• [Work required]
Omit all images, then return the remaining material exactly as it stands.

• [Supplied data]
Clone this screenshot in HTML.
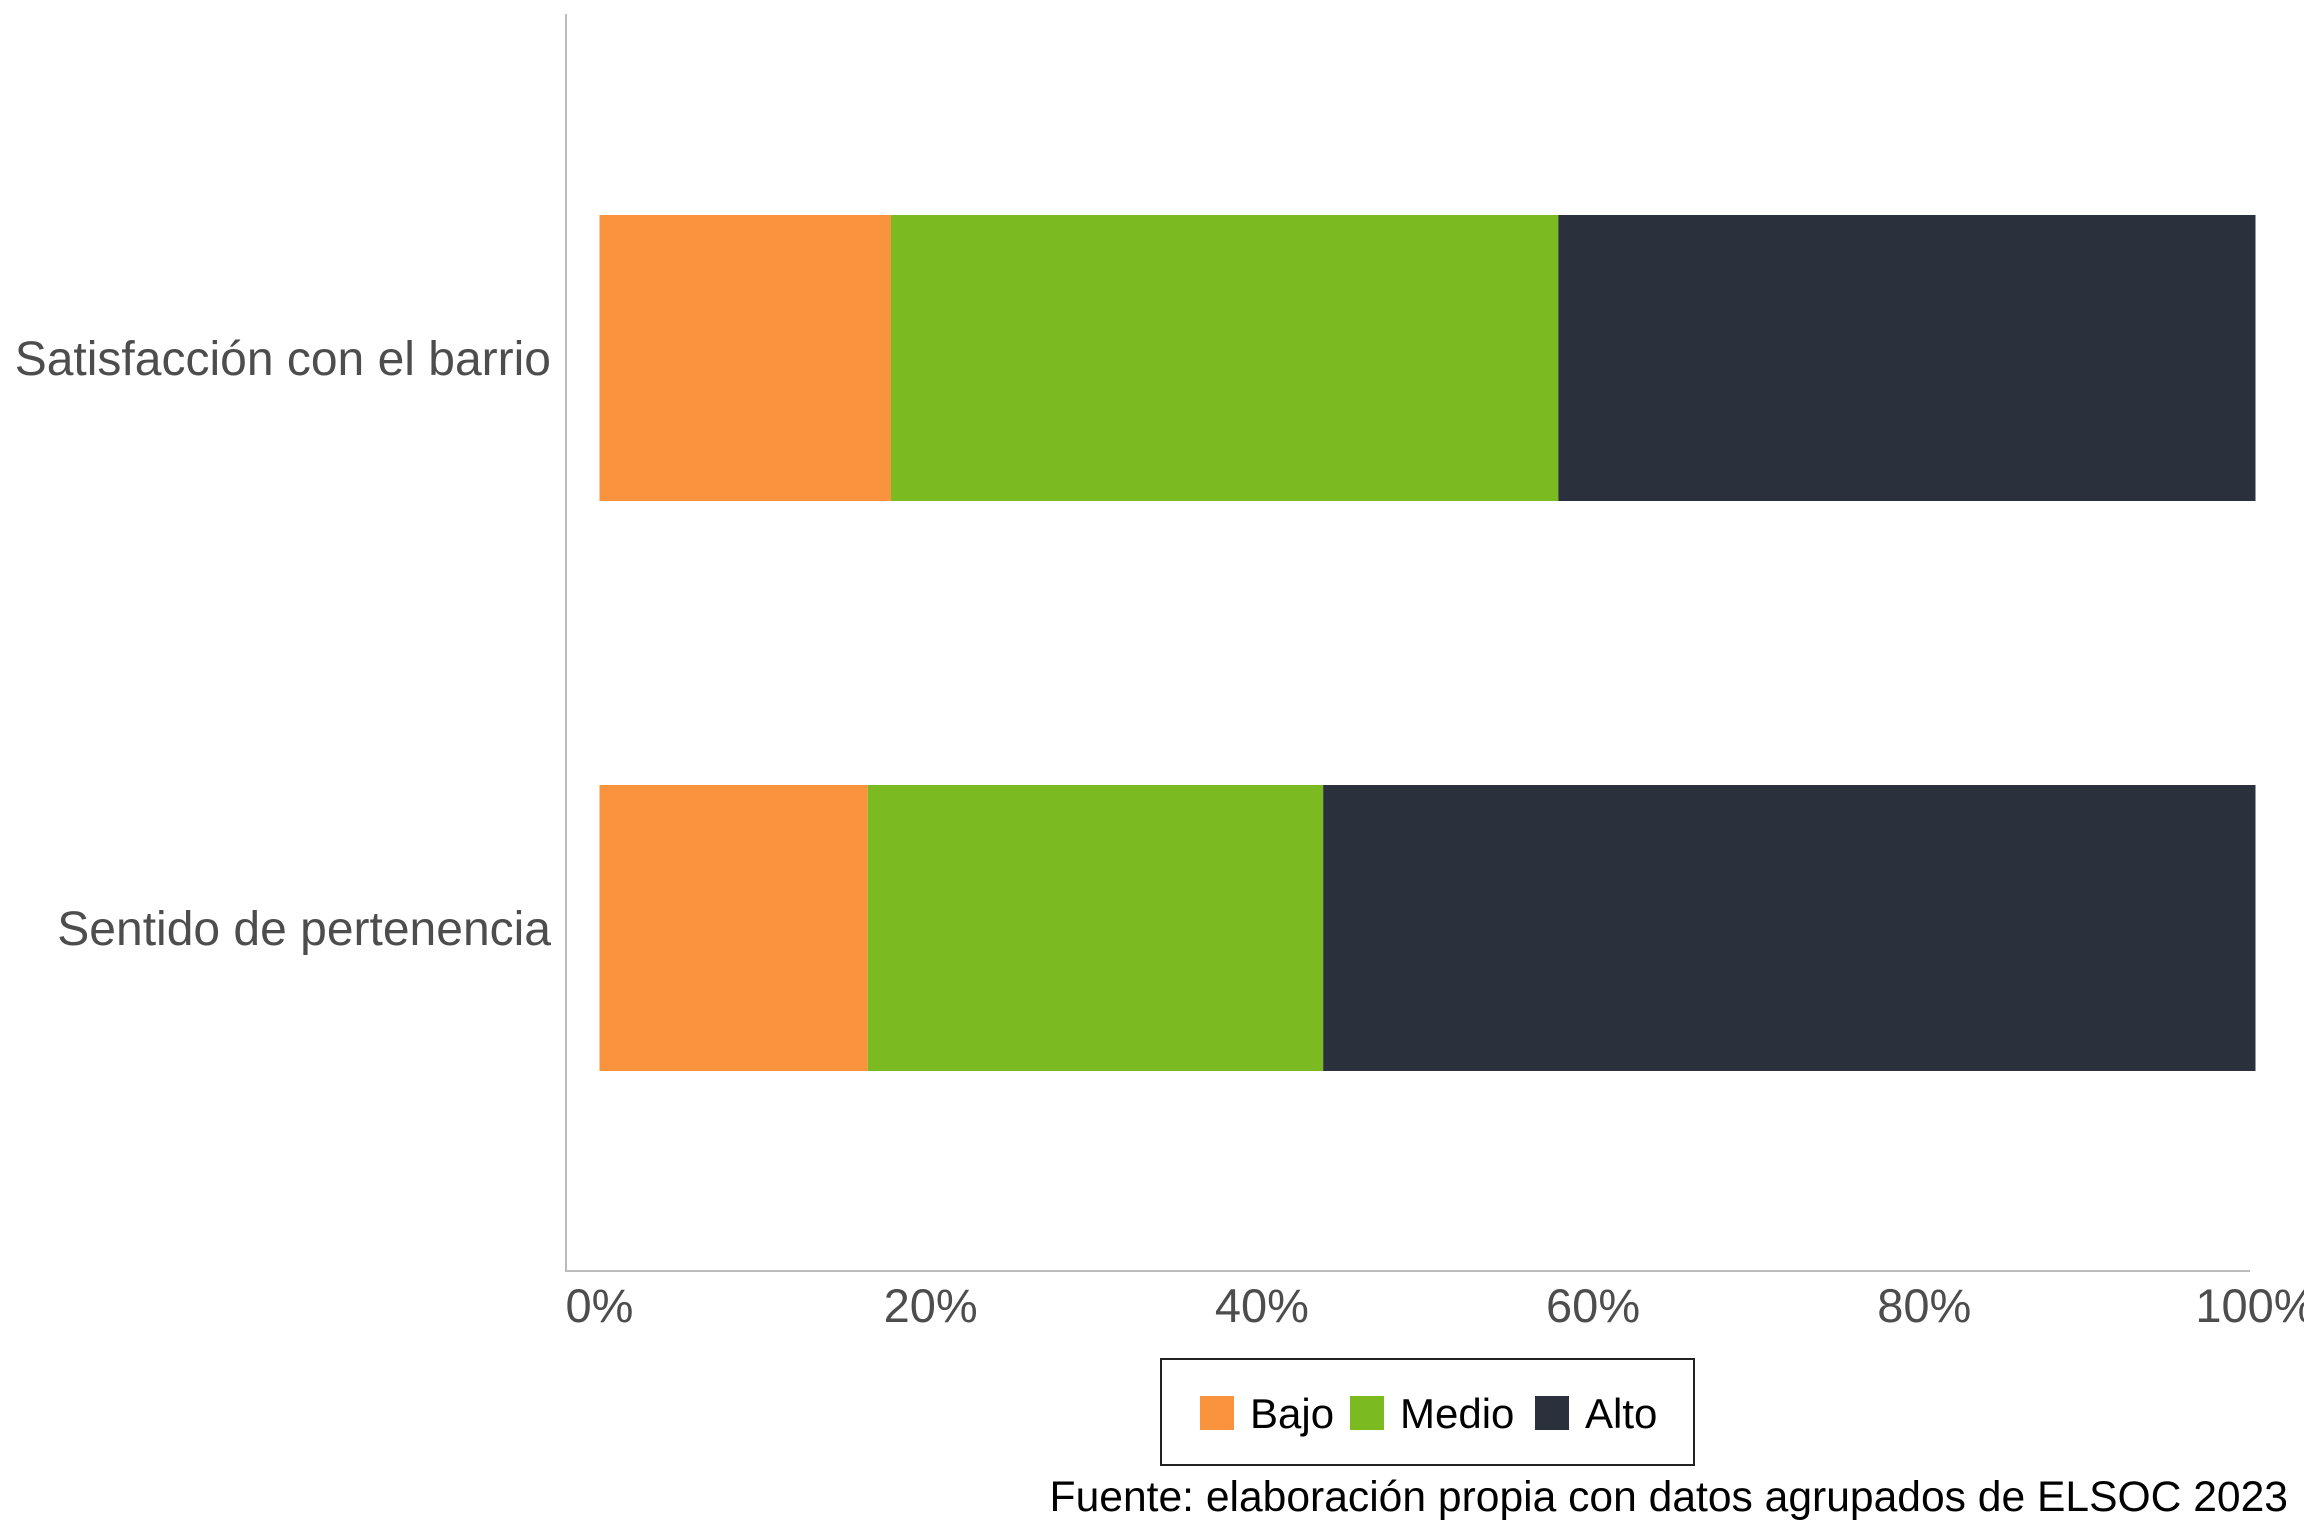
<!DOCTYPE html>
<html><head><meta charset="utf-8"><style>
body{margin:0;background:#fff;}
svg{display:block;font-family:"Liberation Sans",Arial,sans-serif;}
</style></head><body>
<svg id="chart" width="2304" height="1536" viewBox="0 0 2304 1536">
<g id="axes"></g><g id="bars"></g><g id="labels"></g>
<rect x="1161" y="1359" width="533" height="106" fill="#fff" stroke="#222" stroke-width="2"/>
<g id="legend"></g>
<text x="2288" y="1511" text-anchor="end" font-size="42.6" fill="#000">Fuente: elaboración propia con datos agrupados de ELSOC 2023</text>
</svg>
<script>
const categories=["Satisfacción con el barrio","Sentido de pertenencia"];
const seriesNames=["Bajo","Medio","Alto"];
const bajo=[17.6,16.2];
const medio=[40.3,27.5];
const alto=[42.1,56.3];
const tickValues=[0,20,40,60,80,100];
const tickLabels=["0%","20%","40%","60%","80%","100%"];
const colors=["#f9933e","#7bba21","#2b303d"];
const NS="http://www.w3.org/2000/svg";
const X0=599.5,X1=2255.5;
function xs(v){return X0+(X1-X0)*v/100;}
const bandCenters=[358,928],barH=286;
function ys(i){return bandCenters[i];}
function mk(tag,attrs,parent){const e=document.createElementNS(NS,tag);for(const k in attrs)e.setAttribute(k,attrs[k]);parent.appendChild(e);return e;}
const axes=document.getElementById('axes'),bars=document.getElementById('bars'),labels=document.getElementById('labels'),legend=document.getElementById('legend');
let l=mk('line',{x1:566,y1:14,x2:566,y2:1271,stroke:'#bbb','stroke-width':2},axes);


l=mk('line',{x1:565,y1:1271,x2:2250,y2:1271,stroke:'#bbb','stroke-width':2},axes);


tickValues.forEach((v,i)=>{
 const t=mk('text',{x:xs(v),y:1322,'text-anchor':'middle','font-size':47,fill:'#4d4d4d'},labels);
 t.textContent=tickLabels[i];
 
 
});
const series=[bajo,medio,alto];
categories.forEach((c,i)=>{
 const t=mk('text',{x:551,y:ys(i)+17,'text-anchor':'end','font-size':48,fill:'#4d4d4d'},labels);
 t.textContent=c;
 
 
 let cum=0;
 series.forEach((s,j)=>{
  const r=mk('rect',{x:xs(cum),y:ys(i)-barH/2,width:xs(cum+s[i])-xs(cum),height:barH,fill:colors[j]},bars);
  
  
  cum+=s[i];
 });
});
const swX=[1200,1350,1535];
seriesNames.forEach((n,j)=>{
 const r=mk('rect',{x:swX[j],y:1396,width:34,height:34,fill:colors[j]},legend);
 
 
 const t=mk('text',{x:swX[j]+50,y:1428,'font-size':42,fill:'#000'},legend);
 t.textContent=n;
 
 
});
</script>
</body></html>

• [Complete response]
Clone this screenshot in HTML.
<!DOCTYPE html>
<html><head><meta charset="utf-8"><style>
body{margin:0;background:#fff;}
svg{display:block;font-family:"Liberation Sans",Arial,sans-serif;}
</style></head><body>
<svg id="chart" width="2304" height="1536" viewBox="0 0 2304 1536">
<g id="axes"></g><g id="bars"></g><g id="labels"></g>
<rect x="1161" y="1359" width="533" height="106" fill="#fff" stroke="#222" stroke-width="2"/>
<g id="legend"></g>
<text x="2288" y="1511" text-anchor="end" font-size="42.6" fill="#000">Fuente: elaboración propia con datos agrupados de ELSOC 2023</text>
</svg>
<script>
const categories=["Satisfacción con el barrio","Sentido de pertenencia"];
const seriesNames=["Bajo","Medio","Alto"];
const bajo=[17.6,16.2];
const medio=[40.3,27.5];
const alto=[42.1,56.3];
const tickValues=[0,20,40,60,80,100];
const tickLabels=["0%","20%","40%","60%","80%","100%"];
const colors=["#f9933e","#7bba21","#2b303d"];
const NS="http://www.w3.org/2000/svg";
const X0=599.5,X1=2255.5;
function xs(v){return X0+(X1-X0)*v/100;}
const bandCenters=[358,928],barH=286;
function ys(i){return bandCenters[i];}
function mk(tag,attrs,parent){const e=document.createElementNS(NS,tag);for(const k in attrs)e.setAttribute(k,attrs[k]);parent.appendChild(e);return e;}
const axes=document.getElementById('axes'),bars=document.getElementById('bars'),labels=document.getElementById('labels'),legend=document.getElementById('legend');
let l=mk('line',{x1:566,y1:14,x2:566,y2:1271,stroke:'#bbb','stroke-width':2},axes);


l=mk('line',{x1:565,y1:1271,x2:2250,y2:1271,stroke:'#bbb','stroke-width':2},axes);


tickValues.forEach((v,i)=>{
 const t=mk('text',{x:xs(v),y:1322,'text-anchor':'middle','font-size':47,fill:'#4d4d4d'},labels);
 t.textContent=tickLabels[i];
 
 
});
const series=[bajo,medio,alto];
categories.forEach((c,i)=>{
 const t=mk('text',{x:551,y:ys(i)+17,'text-anchor':'end','font-size':48,fill:'#4d4d4d'},labels);
 t.textContent=c;
 
 
 let cum=0;
 series.forEach((s,j)=>{
  const r=mk('rect',{x:xs(cum),y:ys(i)-barH/2,width:xs(cum+s[i])-xs(cum),height:barH,fill:colors[j]},bars);
  
  
  cum+=s[i];
 });
});
const swX=[1200,1350,1535];
seriesNames.forEach((n,j)=>{
 const r=mk('rect',{x:swX[j],y:1396,width:34,height:34,fill:colors[j]},legend);
 
 
 const t=mk('text',{x:swX[j]+50,y:1428,'font-size':42,fill:'#000'},legend);
 t.textContent=n;
 
 
});
</script>
</body></html>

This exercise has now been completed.